At what point should my child begin "working out"?

As fitness professionals, we get that question a lot. According to the CDC, the answer is that youth and adolescents between the ages of 6-17 should be exercising moderately to vigorously at least 60 minutes per day.

Three Types of Exercise

The CDC breaks this down further into three different types of exercising.


1. Aerobic

Most of the 60 minutes or more per day should be either moderate- or vigorous-intensity aerobic physical activity and should include vigorous-intensity physical activity on at least 3 days a week.


Some of our favorite activities for youth would include jump roping, jogging, and running tic-tac-toe.


2. Muscle-strengthening

As part of their 60 minutes or more of daily physical activity, children and adolescents should include muscle-strengthening physical activity on at least 3 days a week.


The types of muscular strengthening activities depend on the age of youth or adolescent. For youth that are between the ages of 6-12, we recommend exercises such as modified push ups, planks, bodyweight exercises, and exercises that include tube bands.

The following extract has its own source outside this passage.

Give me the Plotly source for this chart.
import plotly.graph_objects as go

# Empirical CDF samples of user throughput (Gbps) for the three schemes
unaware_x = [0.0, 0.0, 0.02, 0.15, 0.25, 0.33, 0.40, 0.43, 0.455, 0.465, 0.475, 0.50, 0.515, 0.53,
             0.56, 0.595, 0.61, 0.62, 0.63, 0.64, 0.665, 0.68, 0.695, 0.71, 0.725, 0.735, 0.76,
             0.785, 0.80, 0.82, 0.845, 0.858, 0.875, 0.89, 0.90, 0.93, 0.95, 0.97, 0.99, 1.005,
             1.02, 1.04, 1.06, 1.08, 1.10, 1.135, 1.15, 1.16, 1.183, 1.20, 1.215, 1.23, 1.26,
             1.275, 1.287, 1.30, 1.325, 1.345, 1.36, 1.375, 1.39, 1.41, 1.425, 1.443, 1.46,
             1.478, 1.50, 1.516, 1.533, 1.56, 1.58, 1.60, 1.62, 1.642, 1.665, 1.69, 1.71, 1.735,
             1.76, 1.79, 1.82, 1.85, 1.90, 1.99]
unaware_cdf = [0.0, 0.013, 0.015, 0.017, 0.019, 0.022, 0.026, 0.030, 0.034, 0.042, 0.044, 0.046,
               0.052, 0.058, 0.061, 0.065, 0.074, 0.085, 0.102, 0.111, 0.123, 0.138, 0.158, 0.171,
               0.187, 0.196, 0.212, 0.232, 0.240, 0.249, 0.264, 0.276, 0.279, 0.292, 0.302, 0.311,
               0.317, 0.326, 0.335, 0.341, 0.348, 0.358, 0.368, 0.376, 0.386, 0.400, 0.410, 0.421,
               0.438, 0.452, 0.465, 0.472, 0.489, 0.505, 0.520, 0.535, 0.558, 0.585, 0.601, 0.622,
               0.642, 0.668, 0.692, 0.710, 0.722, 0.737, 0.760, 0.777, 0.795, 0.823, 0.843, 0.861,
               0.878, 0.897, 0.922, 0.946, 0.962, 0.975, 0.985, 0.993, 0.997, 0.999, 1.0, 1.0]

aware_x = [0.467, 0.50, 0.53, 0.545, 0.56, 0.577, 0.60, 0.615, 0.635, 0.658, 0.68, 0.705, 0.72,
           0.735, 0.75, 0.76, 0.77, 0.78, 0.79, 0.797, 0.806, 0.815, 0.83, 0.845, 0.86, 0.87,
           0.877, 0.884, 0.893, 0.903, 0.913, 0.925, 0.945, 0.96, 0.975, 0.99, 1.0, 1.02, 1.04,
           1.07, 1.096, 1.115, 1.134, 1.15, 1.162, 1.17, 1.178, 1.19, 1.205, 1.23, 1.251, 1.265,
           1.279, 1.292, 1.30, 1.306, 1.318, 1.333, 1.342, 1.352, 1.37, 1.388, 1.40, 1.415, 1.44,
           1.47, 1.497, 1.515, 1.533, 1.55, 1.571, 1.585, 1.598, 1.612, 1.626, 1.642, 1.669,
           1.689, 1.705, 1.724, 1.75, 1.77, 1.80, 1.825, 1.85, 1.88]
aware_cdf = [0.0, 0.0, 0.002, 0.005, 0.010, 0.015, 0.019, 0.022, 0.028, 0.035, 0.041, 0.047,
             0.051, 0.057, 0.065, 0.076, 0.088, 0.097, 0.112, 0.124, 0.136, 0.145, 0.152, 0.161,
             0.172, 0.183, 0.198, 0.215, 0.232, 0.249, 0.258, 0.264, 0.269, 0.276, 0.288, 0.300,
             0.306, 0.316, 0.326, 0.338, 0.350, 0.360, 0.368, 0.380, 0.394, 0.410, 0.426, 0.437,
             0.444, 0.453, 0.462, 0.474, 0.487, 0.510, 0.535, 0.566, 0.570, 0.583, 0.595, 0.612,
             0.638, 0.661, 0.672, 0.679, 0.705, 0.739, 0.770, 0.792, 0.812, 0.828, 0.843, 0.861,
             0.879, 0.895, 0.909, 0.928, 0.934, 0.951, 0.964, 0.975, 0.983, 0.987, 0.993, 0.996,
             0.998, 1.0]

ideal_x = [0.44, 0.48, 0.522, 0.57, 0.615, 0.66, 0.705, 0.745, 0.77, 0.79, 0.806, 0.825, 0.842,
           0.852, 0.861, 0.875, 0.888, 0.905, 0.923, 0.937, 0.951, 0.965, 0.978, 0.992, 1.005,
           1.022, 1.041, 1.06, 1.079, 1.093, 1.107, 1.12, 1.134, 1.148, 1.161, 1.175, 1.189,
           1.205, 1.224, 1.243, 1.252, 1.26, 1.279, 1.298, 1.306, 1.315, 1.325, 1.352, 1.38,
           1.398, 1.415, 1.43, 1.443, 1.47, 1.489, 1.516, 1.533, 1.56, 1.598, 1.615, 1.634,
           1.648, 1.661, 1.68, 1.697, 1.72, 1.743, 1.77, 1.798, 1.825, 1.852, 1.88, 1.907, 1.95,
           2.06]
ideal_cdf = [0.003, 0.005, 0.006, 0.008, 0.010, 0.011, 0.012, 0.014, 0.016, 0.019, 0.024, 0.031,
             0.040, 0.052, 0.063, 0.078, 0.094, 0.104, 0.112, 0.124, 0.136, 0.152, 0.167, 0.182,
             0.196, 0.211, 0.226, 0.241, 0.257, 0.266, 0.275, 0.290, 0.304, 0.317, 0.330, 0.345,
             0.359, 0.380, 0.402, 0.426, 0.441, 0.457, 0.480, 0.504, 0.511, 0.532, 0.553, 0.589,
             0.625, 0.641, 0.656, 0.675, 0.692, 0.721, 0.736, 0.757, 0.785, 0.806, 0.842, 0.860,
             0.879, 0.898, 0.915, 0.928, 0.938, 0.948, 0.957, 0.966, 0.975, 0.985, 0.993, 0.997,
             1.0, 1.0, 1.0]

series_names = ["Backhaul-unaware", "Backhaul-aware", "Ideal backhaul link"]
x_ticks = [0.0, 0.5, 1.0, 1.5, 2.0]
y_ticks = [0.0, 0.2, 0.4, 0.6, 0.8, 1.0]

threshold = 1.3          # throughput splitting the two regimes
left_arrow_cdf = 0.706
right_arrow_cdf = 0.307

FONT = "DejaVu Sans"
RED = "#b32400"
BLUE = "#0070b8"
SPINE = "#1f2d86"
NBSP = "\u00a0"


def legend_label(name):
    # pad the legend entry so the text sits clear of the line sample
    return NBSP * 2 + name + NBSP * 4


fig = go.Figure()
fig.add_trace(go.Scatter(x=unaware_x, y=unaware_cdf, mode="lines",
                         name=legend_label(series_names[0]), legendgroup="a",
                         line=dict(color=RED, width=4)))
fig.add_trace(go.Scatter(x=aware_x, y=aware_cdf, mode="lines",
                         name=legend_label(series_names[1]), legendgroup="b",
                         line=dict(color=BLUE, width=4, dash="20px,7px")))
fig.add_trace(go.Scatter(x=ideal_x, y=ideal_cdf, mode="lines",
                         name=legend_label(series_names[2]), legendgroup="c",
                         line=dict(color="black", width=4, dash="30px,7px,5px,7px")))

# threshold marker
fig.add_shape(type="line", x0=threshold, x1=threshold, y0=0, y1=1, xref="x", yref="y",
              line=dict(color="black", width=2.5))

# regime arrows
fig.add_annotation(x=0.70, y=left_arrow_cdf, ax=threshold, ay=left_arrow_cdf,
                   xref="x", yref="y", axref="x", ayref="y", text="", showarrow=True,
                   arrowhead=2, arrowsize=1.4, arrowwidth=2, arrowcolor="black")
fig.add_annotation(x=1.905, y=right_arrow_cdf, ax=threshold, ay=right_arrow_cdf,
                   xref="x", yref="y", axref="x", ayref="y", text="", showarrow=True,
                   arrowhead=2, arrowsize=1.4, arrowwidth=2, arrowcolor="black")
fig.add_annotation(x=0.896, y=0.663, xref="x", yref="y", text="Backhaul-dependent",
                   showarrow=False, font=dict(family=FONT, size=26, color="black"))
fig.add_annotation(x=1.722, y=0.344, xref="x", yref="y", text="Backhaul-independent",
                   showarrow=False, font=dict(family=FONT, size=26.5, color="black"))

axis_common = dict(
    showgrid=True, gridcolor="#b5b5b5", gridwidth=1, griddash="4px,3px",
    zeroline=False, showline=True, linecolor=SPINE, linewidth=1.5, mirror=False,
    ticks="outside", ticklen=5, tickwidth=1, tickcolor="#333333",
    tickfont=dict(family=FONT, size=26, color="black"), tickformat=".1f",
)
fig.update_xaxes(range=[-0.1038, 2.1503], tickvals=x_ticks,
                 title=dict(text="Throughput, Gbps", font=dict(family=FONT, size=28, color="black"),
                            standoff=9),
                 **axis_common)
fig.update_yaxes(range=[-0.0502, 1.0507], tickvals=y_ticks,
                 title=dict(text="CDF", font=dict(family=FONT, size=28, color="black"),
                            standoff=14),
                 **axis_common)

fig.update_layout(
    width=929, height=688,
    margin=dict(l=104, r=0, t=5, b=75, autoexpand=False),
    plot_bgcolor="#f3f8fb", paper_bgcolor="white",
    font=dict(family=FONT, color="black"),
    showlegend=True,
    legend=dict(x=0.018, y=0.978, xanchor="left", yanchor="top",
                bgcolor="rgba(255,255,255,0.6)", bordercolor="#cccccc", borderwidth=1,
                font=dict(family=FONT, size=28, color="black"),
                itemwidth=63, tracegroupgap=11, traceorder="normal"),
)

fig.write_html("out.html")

For adolescents, we recommend bodyweight exercises, and exercises using weights as it has been found to improve an adolescent's strength by 30-40% according to Dr. Teri Metcalf McCambridge of the Johns Hopkins Hospital in Baltimore, Maryland. Strength training for adolescents needs to be administered by a trained fitness professional.


3. Bone-strengthening

As part of their 60 minutes or more of daily physical activity, children and adolescents should include bone-strengthening physical activity on at least 3 days a week.


Some of our favorite exercises to improve bone density include repeat jumps, depth jumps, agility drills, and plyometrics movements.

Overall, it is imperative to provide your junior with the best opportunity for them to compete with the rest of their peers. By encouraging them to perform age appropriate exercises, you’ll be providing them with the chance to reach their maximum potential.